The plethora of articles written to this effect are based on testimonies from “Democrats” who fled to Idlib.
However :
What is happening in Syria is identical to what is happening in Afghanistan, Iraq, Libya and Yemen, which have not in a long time had a leader who can be accused of being a dictator. The real cause of their collapse is to be found outside their borders: it has nothing to do with civil war, but with the Rumsfeld/Cebrowski plan, dubbed as “endless war” by President George W. Bush.
Syria is not an Alawite dictatorship, but a Baathist Republic. While one may deride the party’s rigidity, its secular character and central role in the country are undeniable.
Torture is mainly perpetrated by the jihadists. It was practiced by Syria in the 1950s when the United States and the United Kingdom backed the coup d’etat of Adib Shishakli. At the time, NATO dispatched SS-member Alois Brunner to train the Syrian secret service, which as a result adopted the cruel methods of the Nazis. Hafez al-Assad did not rise to power until 1971, upon which he dismissed Brunner but kept the officers trained by him. When Bashar al-Assad became president in 2000, he had Brunner imprisoned and imposed a strict ban on torture. At the start of the war in 2011, some officials were independently engaged in torture. They were all removed from their posts and prosecuted. Most of them fled and were granted asylum in Europe. Some are currently on trial in Germany.
President Bashar al-Assad is in no way responsible for the deaths of his fellow citizens, whom he has consistently defended. On the contrary, it is the United States, the United Kingdom and France, which have supported the jihadists militarily and financially, who are responsible for them.
Today the Syrian Arab Republic is divided into three. Beyond the liberated territory, a small part in the northeast is occupied by the United States and its Kurdish mercenaries; in the northwest, the Idlib governorate is occupied by Al-Qaeda, locally known under the name of Hay’at Tahrir al-Sham (Levant Liberation Organization – HTS). The population of Idlib is estimated by the West to be several million; in reality it is unlikely to exceed 100,000. This Islamic Emirate is protected by the Turkish army.

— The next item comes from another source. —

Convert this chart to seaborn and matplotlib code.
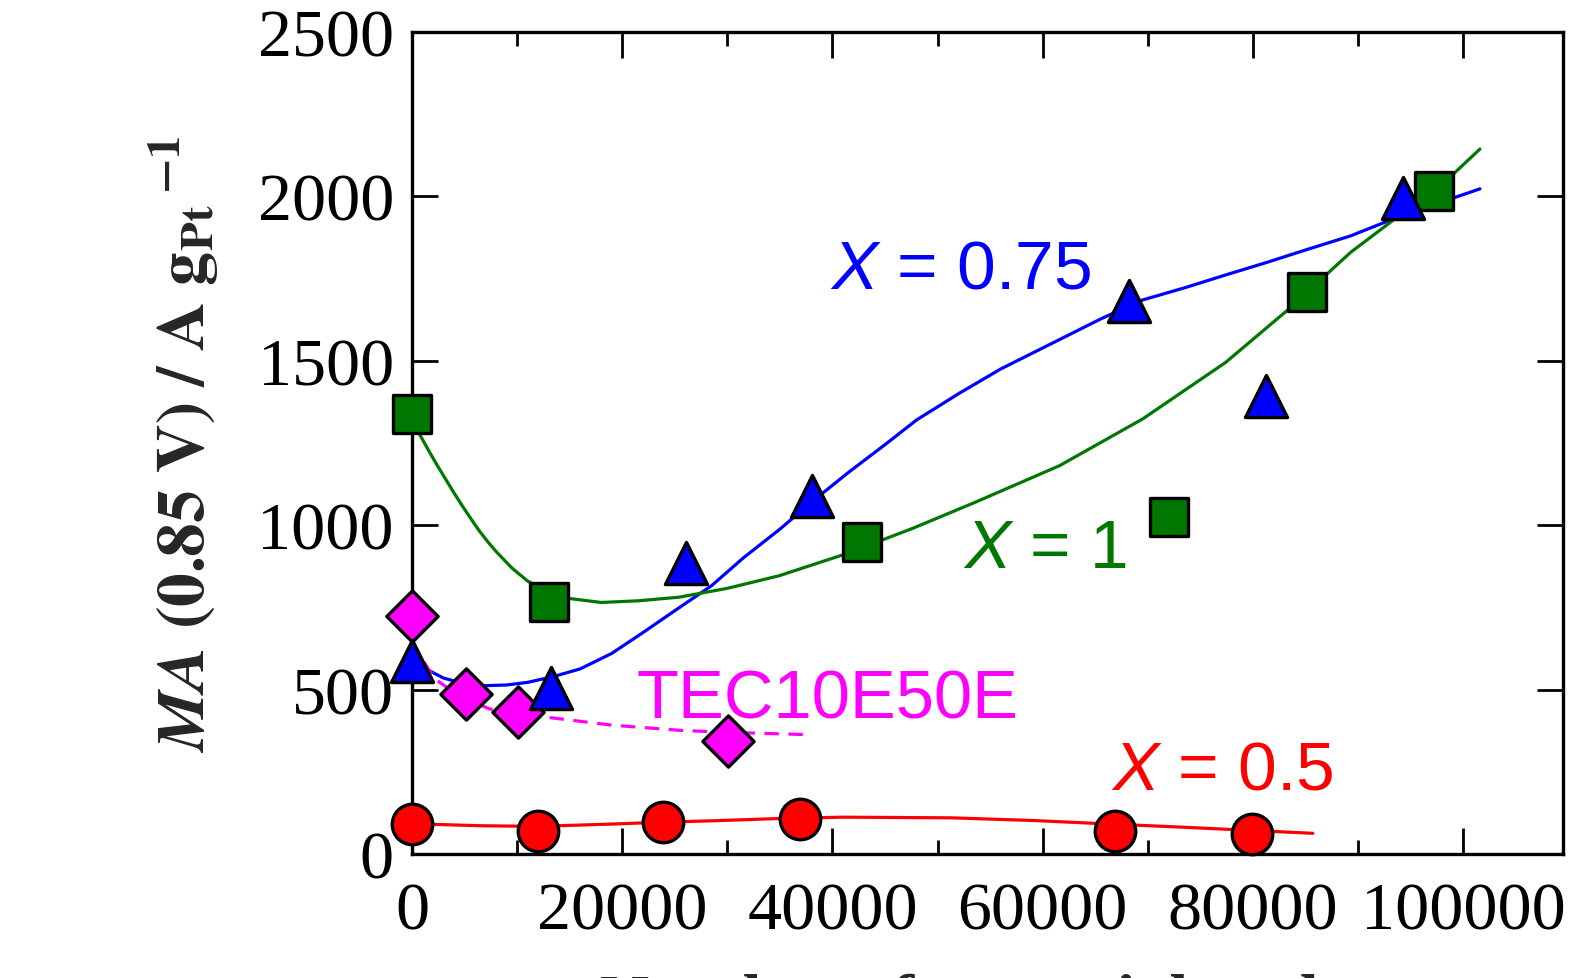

It is not possible to talk about democracy there without being beheaded. In the circumstances, the reports of the Western press can only be pure fabrications.
In recent weeks, Hay’at Tahrir al-Sham has received instructions from Washington not to step up its operations against the Syrian Arab Republic, but to mount attacks in Moscow. For that purpose, it has just released the Uzbek jihadist Sirajuddin Mukhtarov (known as “Abu Salah al-Uzbeki”) [photo], whom it had arrested nine months ago when it was fighting Abu Mohamad al-Julani. Mukhtarov was the perpetrator of the St. Petersburg metro bombing in 2017 (15 dead). He is now training suicide squads to operate in Russia.